Exercise objective:
Copy exactly, and only, the lines below from the first through the one containing "50, 60, 80, 100, 120];", both included; pictures are omitted.
::::
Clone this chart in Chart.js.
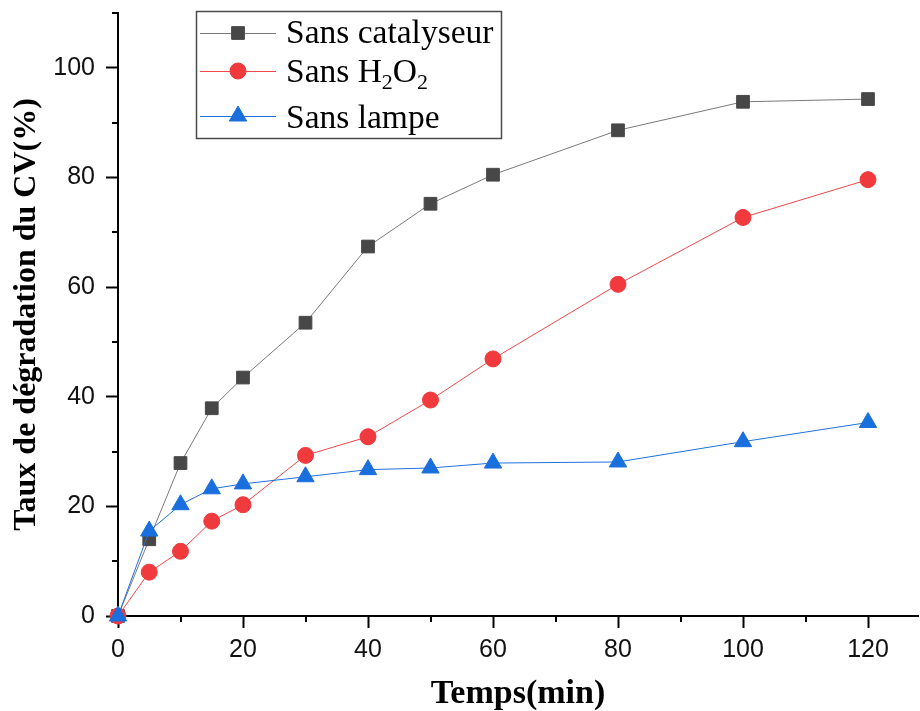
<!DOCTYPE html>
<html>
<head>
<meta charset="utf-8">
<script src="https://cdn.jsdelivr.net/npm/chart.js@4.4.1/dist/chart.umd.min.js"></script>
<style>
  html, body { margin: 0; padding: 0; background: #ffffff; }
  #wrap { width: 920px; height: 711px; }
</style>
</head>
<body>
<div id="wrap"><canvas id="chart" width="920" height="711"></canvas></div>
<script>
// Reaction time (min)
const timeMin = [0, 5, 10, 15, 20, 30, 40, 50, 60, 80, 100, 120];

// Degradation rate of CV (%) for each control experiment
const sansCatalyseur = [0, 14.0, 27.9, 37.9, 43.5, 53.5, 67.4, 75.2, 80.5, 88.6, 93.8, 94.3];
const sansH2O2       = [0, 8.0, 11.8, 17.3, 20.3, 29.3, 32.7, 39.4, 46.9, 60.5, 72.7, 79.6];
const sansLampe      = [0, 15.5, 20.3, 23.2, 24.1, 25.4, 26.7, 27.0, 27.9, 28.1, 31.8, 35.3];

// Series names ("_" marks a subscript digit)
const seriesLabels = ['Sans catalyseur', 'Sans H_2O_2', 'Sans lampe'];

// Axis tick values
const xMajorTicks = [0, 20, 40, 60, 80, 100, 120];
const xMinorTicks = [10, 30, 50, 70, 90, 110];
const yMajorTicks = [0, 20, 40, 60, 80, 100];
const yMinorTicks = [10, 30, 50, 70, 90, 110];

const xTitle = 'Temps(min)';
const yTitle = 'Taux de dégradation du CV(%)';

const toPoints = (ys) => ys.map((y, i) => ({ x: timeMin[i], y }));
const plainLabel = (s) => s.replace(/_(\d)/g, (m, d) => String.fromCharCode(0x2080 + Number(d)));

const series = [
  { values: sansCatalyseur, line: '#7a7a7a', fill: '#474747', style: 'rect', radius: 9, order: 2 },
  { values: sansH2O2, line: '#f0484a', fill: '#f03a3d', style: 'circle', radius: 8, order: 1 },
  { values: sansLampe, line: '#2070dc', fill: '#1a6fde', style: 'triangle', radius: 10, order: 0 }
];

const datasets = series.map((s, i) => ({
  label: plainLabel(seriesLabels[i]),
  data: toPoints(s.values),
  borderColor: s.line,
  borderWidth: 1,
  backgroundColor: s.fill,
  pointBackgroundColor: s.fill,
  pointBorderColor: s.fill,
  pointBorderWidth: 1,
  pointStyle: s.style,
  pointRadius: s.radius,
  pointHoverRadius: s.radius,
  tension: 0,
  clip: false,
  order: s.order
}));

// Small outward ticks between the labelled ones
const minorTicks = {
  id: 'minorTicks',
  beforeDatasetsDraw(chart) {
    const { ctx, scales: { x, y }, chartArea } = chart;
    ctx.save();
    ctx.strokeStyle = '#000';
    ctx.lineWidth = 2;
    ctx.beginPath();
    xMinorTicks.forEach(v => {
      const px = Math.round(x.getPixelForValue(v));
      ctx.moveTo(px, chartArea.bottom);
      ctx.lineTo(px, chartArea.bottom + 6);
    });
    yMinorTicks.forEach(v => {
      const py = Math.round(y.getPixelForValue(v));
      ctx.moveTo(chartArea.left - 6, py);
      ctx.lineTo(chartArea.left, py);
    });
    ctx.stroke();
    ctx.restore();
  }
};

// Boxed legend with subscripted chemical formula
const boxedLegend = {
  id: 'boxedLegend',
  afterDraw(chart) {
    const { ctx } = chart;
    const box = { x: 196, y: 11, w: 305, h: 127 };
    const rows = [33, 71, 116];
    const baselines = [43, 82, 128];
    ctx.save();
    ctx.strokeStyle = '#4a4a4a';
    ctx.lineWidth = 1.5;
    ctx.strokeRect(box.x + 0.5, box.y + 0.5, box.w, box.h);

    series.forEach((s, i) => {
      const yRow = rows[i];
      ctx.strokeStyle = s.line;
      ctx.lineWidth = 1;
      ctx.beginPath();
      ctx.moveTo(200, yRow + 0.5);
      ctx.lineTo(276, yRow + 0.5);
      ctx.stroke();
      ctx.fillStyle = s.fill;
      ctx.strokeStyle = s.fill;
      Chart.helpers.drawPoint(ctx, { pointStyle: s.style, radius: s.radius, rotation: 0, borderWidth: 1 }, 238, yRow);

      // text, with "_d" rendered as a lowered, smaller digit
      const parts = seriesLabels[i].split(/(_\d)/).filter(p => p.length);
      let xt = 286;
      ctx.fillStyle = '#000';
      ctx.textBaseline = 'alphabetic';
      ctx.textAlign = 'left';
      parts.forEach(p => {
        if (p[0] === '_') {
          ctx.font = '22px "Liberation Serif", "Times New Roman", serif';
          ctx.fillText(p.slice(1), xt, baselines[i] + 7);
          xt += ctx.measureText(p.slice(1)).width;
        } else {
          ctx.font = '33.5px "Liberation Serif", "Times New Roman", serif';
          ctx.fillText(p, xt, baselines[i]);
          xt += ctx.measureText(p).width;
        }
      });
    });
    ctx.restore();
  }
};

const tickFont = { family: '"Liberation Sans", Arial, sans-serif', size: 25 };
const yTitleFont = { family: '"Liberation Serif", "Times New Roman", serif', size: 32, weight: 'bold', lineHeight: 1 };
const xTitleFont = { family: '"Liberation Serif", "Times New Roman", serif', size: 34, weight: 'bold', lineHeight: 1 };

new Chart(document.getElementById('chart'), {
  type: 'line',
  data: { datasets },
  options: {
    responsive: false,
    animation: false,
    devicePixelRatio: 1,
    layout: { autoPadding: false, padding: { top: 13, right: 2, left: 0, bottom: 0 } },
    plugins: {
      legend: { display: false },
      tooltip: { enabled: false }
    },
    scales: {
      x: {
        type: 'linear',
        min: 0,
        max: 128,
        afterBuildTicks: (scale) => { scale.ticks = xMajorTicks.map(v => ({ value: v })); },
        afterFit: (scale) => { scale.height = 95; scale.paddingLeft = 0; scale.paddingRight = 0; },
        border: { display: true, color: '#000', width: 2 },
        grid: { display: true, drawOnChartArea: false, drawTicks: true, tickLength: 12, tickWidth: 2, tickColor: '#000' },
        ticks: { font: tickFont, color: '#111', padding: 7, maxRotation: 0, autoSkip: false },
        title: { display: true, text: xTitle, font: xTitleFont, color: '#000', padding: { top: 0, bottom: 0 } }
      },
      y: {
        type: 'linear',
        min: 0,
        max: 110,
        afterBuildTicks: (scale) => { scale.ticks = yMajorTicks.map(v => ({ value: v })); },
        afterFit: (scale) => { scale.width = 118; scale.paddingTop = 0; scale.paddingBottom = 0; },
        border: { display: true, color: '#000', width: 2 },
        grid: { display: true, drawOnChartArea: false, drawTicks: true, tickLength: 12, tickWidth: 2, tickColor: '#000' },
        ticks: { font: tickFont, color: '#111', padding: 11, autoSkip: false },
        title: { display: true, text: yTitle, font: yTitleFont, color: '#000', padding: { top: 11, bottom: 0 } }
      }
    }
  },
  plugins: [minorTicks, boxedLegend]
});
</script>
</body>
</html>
::::
Solution to the exercise:
Clone this chart in Chart.js.
<!DOCTYPE html>
<html>
<head>
<meta charset="utf-8">
<script src="https://cdn.jsdelivr.net/npm/chart.js@4.4.1/dist/chart.umd.min.js"></script>
<style>
  html, body { margin: 0; padding: 0; background: #ffffff; }
  #wrap { width: 920px; height: 711px; }
</style>
</head>
<body>
<div id="wrap"><canvas id="chart" width="920" height="711"></canvas></div>
<script>
// Reaction time (min)
const timeMin = [0, 5, 10, 15, 20, 30, 40, 50, 60, 80, 100, 120];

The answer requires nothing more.